J Street’s 'Big Tent’ is open only to one side - the anti-Israel and BDS-supporting hard left of its own position; pro-Israel centrists are censored.
By Alan M. Dershowitz
J Street, the American organization that calls itself pro-Israel and pro peace but that always seems to be taking positions that are anti-Israel and pro-Palestinian, is asking America’s Jewish leadership to have a big tent and to open its doors to J Street. While I generally support that position, it is imperative that J Street’s hypocrisy be exposed. J Street insists that all major pro-Israel organizations be open to speakers who favor opposing views—such as supporters of the BDS movements, supporters of the single secular binational state approach, and those who oppose Palestinian recognition of Israel as the nation-state of the Jewish people.
In the abstract, this open tent policy seems commendable. We should be committed to the open marketplace of ideas in which views prevail on their merits not on the basis of exclusion.

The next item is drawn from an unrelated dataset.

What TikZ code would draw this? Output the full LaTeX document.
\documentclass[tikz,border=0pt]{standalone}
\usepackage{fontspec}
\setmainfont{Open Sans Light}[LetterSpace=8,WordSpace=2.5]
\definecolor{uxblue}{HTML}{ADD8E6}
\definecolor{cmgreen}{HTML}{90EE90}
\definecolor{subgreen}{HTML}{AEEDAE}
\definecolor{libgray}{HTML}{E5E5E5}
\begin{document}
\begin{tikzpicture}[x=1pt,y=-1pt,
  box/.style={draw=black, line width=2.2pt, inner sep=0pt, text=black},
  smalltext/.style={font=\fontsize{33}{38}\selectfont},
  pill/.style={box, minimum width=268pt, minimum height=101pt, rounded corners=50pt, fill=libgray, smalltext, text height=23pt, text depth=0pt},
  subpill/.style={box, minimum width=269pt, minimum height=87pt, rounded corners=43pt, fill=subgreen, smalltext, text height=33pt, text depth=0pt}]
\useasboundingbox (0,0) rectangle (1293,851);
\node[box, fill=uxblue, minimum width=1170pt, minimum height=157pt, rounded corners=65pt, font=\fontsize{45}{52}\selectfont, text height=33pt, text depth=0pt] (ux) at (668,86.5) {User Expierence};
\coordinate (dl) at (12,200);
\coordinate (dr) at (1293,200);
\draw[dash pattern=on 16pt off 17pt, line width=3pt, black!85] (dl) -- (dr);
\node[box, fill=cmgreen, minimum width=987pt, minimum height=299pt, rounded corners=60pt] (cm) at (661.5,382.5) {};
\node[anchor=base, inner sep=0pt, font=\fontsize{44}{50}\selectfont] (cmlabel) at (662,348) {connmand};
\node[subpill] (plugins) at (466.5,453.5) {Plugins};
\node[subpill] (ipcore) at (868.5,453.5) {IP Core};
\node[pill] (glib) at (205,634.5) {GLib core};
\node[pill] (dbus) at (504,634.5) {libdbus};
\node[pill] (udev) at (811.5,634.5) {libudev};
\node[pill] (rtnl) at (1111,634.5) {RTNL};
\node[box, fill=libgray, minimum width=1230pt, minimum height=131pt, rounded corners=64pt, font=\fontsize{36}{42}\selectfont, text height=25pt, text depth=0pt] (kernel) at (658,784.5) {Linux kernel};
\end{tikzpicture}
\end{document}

Now let’s see how J Street itself fares with regard to an open tent policy. It has categorically refused to allow speakers like me, who oppose J Street’s policies on Iran and other security matters, to speak to its members at its conventions. I have repeatedly and persistently sought an opportunity to present my perspective—which is shared by many American supporters of Israel—at the J Street convention, or at other events officially sponsored by J Street. When J Street invites BDS supporters and those oppose Israel’s right to exist as the nation-state of the Jewish people to speak at its events, it claims that it does not necessarily support these positions, but it believes in encouraging its members to hear views that are different from its official positions. That is total nonsense. J Street only wants people to hear views to the anti-Israel hard left of its position. It categorically refuses to allow its members to hear views that are more centrist and more pro-Israel, such as my own.